__Supplied material__
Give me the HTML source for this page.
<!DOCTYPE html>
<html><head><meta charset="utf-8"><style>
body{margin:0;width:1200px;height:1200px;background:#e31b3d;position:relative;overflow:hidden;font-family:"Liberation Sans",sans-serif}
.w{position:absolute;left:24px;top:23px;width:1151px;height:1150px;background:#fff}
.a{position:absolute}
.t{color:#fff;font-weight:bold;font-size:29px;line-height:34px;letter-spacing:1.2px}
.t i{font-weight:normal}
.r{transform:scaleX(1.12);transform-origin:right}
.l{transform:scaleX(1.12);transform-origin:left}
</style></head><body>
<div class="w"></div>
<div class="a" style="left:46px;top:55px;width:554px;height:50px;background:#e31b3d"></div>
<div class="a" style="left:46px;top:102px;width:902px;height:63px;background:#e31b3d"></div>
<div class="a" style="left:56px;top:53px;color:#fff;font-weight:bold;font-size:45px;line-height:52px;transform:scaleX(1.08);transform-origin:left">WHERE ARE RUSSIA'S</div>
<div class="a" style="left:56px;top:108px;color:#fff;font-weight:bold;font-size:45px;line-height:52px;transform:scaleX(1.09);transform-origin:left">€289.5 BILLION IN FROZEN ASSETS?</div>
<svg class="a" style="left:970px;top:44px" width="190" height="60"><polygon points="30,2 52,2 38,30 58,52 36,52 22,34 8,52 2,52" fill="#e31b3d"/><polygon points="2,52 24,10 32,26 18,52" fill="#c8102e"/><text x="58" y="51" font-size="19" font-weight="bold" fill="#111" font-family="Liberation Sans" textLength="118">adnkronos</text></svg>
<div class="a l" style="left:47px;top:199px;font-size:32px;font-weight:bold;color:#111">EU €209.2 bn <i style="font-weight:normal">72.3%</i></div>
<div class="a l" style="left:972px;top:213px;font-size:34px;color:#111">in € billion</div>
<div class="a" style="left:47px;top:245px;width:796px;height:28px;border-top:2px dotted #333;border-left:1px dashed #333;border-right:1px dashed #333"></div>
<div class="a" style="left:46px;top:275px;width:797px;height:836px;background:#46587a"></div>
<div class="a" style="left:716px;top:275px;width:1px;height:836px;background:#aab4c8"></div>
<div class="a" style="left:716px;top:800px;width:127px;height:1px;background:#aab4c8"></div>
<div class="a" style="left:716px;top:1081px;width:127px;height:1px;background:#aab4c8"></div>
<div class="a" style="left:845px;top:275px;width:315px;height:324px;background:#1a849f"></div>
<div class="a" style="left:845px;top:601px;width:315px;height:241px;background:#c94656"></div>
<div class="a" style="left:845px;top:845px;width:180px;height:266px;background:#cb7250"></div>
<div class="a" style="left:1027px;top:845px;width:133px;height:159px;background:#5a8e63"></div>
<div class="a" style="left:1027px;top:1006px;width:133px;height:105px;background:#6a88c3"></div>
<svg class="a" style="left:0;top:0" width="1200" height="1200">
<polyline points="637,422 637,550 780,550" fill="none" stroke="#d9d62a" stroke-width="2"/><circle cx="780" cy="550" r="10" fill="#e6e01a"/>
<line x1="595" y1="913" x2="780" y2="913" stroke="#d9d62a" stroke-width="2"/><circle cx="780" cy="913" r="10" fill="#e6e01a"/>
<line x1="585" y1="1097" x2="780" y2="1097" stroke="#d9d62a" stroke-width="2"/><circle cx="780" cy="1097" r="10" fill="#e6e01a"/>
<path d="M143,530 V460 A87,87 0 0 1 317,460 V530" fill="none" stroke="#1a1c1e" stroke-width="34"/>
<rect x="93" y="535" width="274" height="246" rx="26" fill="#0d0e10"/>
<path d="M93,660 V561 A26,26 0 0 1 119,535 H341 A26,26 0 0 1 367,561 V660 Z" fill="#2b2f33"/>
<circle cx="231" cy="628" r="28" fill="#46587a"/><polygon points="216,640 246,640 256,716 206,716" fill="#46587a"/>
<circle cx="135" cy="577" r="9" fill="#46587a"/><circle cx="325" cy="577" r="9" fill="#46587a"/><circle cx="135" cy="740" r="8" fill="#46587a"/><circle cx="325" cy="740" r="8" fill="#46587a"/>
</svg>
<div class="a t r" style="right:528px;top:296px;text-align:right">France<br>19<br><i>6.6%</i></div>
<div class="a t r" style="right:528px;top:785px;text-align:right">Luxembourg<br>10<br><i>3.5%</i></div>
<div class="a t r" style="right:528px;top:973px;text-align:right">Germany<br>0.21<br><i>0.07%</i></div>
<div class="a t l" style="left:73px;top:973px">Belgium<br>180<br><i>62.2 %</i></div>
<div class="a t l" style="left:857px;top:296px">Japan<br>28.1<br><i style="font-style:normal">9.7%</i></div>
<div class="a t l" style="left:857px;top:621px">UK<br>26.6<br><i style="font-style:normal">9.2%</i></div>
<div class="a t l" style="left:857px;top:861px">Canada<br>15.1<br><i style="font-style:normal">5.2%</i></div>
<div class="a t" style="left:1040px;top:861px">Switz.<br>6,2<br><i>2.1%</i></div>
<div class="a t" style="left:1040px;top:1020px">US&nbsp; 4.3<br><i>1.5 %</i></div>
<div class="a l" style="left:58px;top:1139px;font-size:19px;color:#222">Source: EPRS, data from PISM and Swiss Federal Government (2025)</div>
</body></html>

---

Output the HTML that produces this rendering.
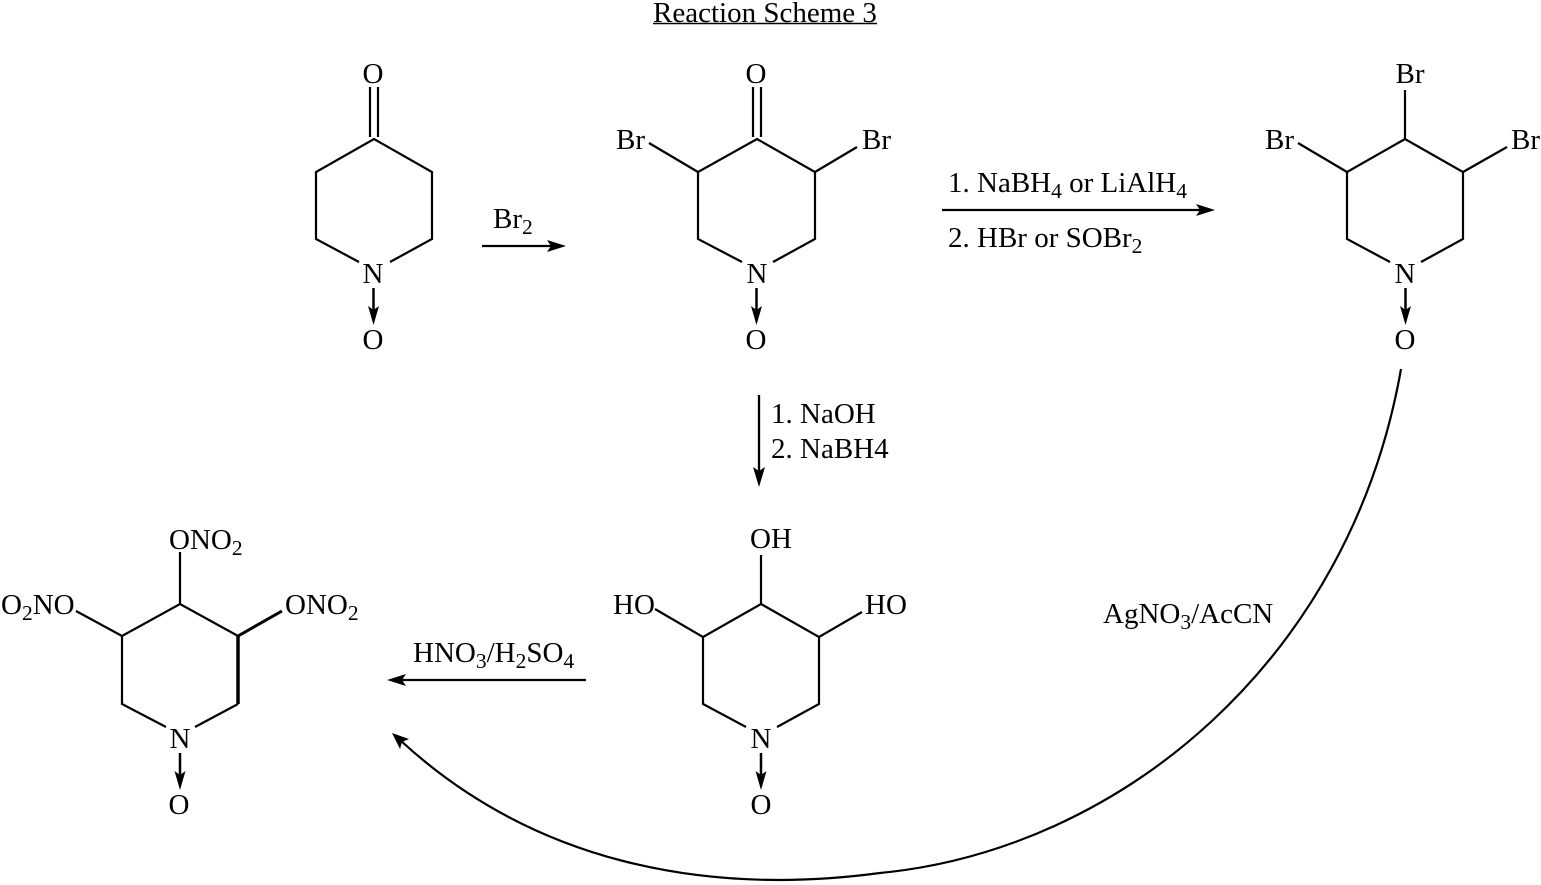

__Aim of the task__
Check each line in the records for the word "this" and say how many have it, with nothing else.

__Expected output__
2